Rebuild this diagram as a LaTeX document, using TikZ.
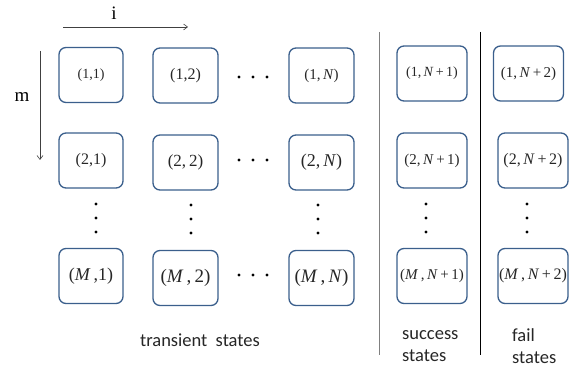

==

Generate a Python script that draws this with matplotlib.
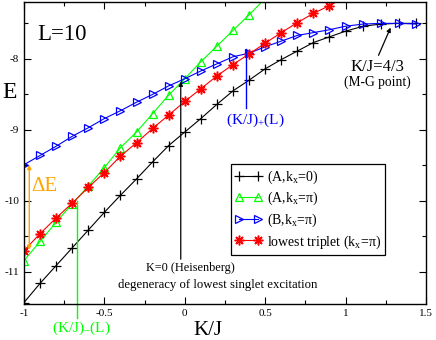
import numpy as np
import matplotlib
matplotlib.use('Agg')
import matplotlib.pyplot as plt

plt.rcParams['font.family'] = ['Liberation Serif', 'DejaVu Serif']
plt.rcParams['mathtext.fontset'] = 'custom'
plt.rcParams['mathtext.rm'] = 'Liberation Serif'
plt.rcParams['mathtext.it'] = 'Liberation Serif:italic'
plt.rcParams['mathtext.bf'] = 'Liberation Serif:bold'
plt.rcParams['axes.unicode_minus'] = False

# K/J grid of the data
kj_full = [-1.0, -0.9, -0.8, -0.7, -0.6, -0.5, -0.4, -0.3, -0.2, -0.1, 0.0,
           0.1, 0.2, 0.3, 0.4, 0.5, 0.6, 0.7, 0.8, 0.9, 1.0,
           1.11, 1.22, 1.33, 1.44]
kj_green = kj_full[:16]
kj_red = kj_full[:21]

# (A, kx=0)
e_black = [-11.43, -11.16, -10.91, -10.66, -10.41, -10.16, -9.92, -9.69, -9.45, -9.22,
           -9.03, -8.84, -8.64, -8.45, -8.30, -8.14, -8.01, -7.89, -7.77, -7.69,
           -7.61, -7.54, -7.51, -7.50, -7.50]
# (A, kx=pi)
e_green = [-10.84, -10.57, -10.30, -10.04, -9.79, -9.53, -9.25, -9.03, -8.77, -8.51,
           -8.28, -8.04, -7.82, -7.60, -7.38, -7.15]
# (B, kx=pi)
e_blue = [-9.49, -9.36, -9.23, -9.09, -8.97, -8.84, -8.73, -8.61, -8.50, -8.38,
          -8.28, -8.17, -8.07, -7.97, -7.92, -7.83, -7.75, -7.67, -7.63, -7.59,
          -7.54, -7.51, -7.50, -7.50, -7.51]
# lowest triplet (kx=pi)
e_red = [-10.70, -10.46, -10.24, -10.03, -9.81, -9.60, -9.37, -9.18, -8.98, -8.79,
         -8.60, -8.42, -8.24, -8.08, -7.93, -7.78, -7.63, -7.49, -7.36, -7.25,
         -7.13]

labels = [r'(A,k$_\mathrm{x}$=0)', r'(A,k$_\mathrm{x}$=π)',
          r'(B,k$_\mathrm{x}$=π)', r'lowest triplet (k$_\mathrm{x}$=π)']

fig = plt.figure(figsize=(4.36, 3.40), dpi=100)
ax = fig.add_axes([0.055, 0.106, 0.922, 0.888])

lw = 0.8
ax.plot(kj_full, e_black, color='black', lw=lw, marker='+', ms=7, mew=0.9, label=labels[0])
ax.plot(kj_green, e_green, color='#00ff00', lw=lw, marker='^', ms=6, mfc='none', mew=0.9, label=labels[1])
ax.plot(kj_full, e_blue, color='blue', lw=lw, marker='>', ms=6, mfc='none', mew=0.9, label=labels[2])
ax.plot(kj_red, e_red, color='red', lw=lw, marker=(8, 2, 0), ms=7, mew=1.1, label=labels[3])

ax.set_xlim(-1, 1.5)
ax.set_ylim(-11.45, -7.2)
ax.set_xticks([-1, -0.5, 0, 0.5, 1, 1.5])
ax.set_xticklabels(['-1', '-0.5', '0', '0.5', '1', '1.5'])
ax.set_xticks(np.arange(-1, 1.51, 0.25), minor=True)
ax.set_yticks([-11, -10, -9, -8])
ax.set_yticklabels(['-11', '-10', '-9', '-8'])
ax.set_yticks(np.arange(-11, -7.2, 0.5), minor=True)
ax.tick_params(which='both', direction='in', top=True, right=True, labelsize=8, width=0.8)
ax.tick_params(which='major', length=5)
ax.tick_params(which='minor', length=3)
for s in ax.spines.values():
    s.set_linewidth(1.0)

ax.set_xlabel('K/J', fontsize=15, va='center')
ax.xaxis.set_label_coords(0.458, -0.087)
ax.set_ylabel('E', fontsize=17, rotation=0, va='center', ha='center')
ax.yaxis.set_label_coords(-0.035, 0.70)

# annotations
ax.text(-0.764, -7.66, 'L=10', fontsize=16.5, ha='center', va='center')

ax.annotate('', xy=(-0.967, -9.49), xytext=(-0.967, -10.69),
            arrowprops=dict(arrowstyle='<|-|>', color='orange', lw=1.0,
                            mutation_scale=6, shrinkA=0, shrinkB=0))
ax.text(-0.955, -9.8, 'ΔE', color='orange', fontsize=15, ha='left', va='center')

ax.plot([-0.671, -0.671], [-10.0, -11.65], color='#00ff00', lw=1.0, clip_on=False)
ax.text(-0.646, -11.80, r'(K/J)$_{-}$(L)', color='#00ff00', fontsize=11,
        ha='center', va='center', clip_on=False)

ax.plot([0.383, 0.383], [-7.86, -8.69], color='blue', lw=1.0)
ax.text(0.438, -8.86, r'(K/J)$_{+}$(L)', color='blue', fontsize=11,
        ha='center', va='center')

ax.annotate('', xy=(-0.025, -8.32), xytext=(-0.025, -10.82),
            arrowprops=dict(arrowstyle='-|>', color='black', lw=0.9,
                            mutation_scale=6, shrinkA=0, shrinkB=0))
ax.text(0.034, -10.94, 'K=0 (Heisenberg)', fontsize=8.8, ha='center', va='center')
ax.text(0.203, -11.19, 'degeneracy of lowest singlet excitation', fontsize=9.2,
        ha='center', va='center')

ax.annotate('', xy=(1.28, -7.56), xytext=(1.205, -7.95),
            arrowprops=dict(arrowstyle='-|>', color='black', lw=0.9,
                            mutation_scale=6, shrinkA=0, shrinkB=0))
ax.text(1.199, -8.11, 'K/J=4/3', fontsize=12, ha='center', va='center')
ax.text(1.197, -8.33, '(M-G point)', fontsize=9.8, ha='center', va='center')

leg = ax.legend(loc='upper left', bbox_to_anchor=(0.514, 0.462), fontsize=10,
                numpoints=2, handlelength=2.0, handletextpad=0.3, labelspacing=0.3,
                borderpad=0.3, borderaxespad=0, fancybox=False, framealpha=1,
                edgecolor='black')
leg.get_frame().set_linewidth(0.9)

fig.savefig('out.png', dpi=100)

### WRITTEN PROBLEM
Using the listing above, gather each line that holds the string "matplotlib" and copy it.

### COMPLETED EXERCISE
Generate a Python script that draws this with matplotlib.
import matplotlib
matplotlib.use('Agg')
import matplotlib.pyplot as plt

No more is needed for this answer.